Whether or not online dating is stigmatized, it's still difficult. One reason: too many choices!
37% of single Internet users have tried online dating sites, but a new study has uncovered a hazard: The more matches you get, the worse you are at picking the best ones. Study authors Pai-Lu Wu and Wen-Bin Chiou say "more search options lead to less selective processing by reducing users' cognitive resources, distracting them with irrelevant information, and reducing their ability to screen out inferior options." Online daters can suffer "cognitive overload," losing their ability to judge because there's so much information. In another study, Michael Norton of Harvard Business School found that online daters spent 12 hours surfing dating sites and e-mailing or every two hours of actual physical dating. He says users of dating sites "evaluate each person only superficially, never investing the time and energy to explore whether a match might work."
This doesn't actually sound all that different from offline dating, but researchers suggest that dating sites could improve the experience by reminding people how many profiles they'd already viewed, and by asking users more interview questions that "allow individuals to highlight unique aspects of their personality." But would more information really make things better? In The Paradox of Choice, Barry Schwartz discusses how having too many choices — like, say, the "275 varieties of cereal" an average supermarket — makes us less satisfied with our decisions and with the choosing process in general. Is this true of dating? Does online dating, like a cereal aisle, present us with too many not-so-good options, making it harder to select a good one?
True/Slant's Ryan Sager references The Paradox of Choice, and adds his own prescription for better online dating:
Meanwhile, what I think would be more useful is some kind of humor typology. Have people rate jokes, clips from TV comedies, etc. I bet you could break people down into four or five general humor categories (America's Funniest Home Videos vs. Flight of the Conchords, etc.)

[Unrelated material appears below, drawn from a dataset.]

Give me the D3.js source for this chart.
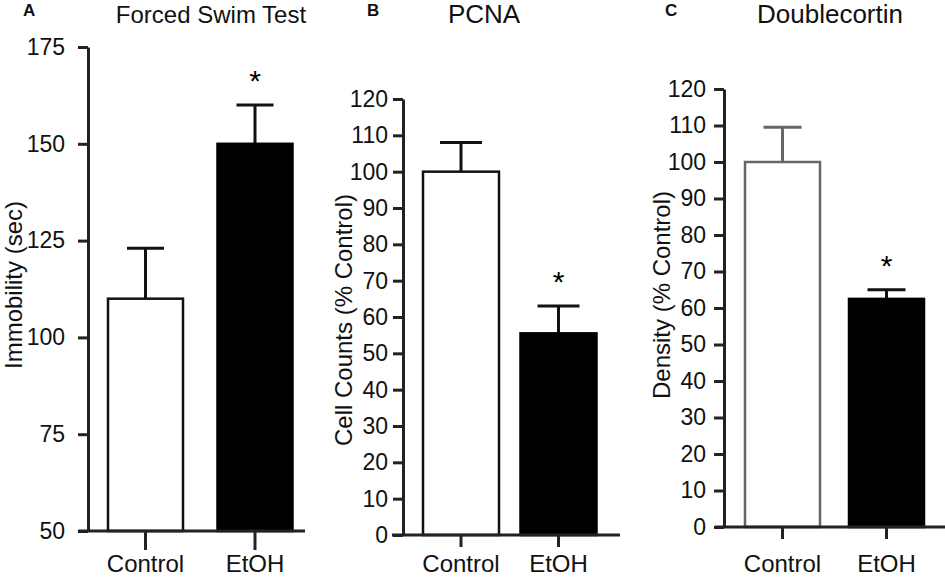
<!DOCTYPE html>
<html lang="en">
<head>
  <meta charset="UTF-8">
  <title>Forced Swim Test, PCNA, Doublecortin</title>
  <script src="https://d3js.org/d3.v7.min.js"></script>
  <style>
    body {
      margin: 0;
      background: #fff;
    }
    svg {
      display: block;
      font-family: "Liberation Sans", Arial, sans-serif;
    }
    .axis path, .axis line {
      stroke: #222;
      stroke-width: 3;
    }
    .axis text {
      fill: #111;
    }
  </style>
</head>
<body>
  <svg width="945" height="578"></svg>

  <script>
    // data
    const categories = ["Control", "EtOH"];
    const letters = ["A", "B", "C"];
    const titles = ["Forced Swim Test", "PCNA", "Doublecortin"];
    const yLabels = ["Immobility (sec)", "Cell Counts (% Control)", "Density (% Control)"];

    const swimMeans = [110, 150];
    const swimErrors = [13, 10];
    const pcnaMeans = [100, 55.5];
    const pcnaErrors = [8, 7.5];
    const dcxMeans = [100, 62.5];
    const dcxErrors = [9.5, 2.5];

    const swimTicks = [50, 75, 100, 125, 150, 175];
    const percentTicks = [0, 10, 20, 30, 40, 50, 60, 70, 80, 90, 100, 110, 120];

    const significant = [false, true];

    // layout for each panel (pixels)
    const panels = [
      {
        means: swimMeans, errors: swimErrors, ticks: swimTicks, domain: [50, 175],
        yAxisX: 88, yRange: [531, 47], xAxis: [78, 305], centers: [145.5, 255], barWidth: 75,
        tickPad: 13, capWidth: 37, catTick: 19,
        letterX: 23, titleX: 211, titleSize: 24, yLabelX: 22, yLabelY: 285,
        controlStroke: "#111"
      },
      {
        means: pcnaMeans, errors: pcnaErrors, ticks: percentTicks, domain: [0, 120],
        yAxisX: 403, yRange: [535, 99], xAxis: [392, 620], centers: [461, 558.5], barWidth: 76,
        tickPad: 5, capWidth: 42, catTick: 12,
        letterX: 367, titleX: 484, titleSize: 26, yLabelX: 352, yLabelY: 320,
        controlStroke: "#111"
      },
      {
        means: dcxMeans, errors: dcxErrors, ticks: percentTicks, domain: [0, 120],
        yAxisX: 724, yRange: [527, 89], xAxis: [715, 945], centers: [782.5, 886.5], barWidth: 75,
        tickPad: 8, capWidth: 38, catTick: 12,
        letterX: 665, titleX: 830, titleSize: 26, yLabelX: 670, yLabelY: 295,
        controlStroke: "#666"
      }
    ];

    const svg = d3.select("svg");

    panels.forEach((p, k) => {
      const g = svg.append("g");

      const y = d3.scaleLinear().domain(p.domain).range(p.yRange);
      const step = p.centers[1] - p.centers[0];
      const x = d3.scaleBand()
        .domain(categories)
        .range([p.centers[0] - step / 2, p.centers[1] + step / 2])
        .paddingInner(1 - p.barWidth / step)
        .paddingOuter((1 - p.barWidth / step) / 2);

      const rows = categories.map((c, i) => ({
        name: c, mean: p.means[i], err: p.errors[i], star: significant[i], i: i
      }));

      // error bars (drawn first, bar covers the lower half)
      const eb = g.selectAll(".err").data(rows).enter().append("g")
        .attr("stroke", d => d.i === 0 ? p.controlStroke : "#111")
        .attr("stroke-width", 3);
      eb.append("line")
        .attr("x1", d => x(d.name) + x.bandwidth() / 2)
        .attr("x2", d => x(d.name) + x.bandwidth() / 2)
        .attr("y1", d => y(d.mean))
        .attr("y2", d => y(d.mean + d.err));
      eb.append("line")
        .attr("x1", d => x(d.name) + x.bandwidth() / 2 - p.capWidth / 2)
        .attr("x2", d => x(d.name) + x.bandwidth() / 2 + p.capWidth / 2)
        .attr("y1", d => y(d.mean + d.err))
        .attr("y2", d => y(d.mean + d.err));

      // bars
      g.selectAll(".bar").data(rows).enter().append("rect")
        .attr("x", d => x(d.name))
        .attr("width", x.bandwidth())
        .attr("y", d => y(d.mean))
        .attr("height", d => y(p.domain[0]) - y(d.mean))
        .attr("fill", d => d.i === 0 ? "#fff" : "#000")
        .attr("stroke", d => d.i === 0 ? p.controlStroke : "#000")
        .attr("stroke-width", 2.5);

      // asterisks
      g.selectAll(".star").data(rows.filter(d => d.star)).enter().append("text")
        .attr("x", d => x(d.name) + x.bandwidth() / 2)
        .attr("y", d => y(d.mean + d.err) - 14)
        .attr("text-anchor", "middle")
        .attr("font-size", 30)
        .attr("fill", "#000")
        .text("*");

      // y axis
      g.append("g")
        .attr("class", "axis")
        .attr("transform", `translate(${p.yAxisX},0)`)
        .call(d3.axisLeft(y).tickValues(p.ticks).tickSize(10).tickSizeOuter(0).tickPadding(p.tickPad))
        .call(a => a.selectAll("text").attr("font-size", 23));

      // x axis
      g.append("line")
        .attr("x1", p.xAxis[0]).attr("x2", p.xAxis[1])
        .attr("y1", y(p.domain[0])).attr("y2", y(p.domain[0]))
        .attr("stroke", "#222").attr("stroke-width", 3);
      const xa = g.append("g")
        .attr("class", "axis")
        .attr("transform", `translate(0,${y(p.domain[0])})`)
        .call(d3.axisBottom(x).tickSize(p.catTick).tickPadding(0));
      xa.select(".domain").remove();
      xa.selectAll("text")
        .attr("font-size", 24)
        .attr("dy", null)
        .attr("y", 572 - y(p.domain[0]));

      // y label
      g.append("text")
        .attr("transform", `translate(${p.yLabelX},${p.yLabelY}) rotate(-90)`)
        .attr("text-anchor", "middle")
        .attr("font-size", 24)
        .attr("fill", "#111")
        .text(yLabels[k]);

      // title and panel letter
      g.append("text")
        .attr("x", p.titleX).attr("y", 23)
        .attr("text-anchor", "middle")
        .attr("font-size", p.titleSize)
        .attr("fill", "#111")
        .text(titles[k]);
      g.append("text")
        .attr("x", p.letterX).attr("y", 16)
        .attr("font-size", 17)
        .attr("font-weight", "bold")
        .attr("fill", "#111")
        .text(letters[k]);
    });
  </script>
</body>
</html>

A shared sense of humor is certainly valuable in a relationship, but is this really something that can be evaluated on the Web? Something that's funny in person is often lame in writing, and two people who like the same TV shows won't necessarily find each other amusing. Perhaps the dating sites will have advanced love-bots that suss out what we really want — not what we think we want — and deliver us a few carefully chosen matches. Until then, the solution is obviously arranged marriage. And Pop-Tarts.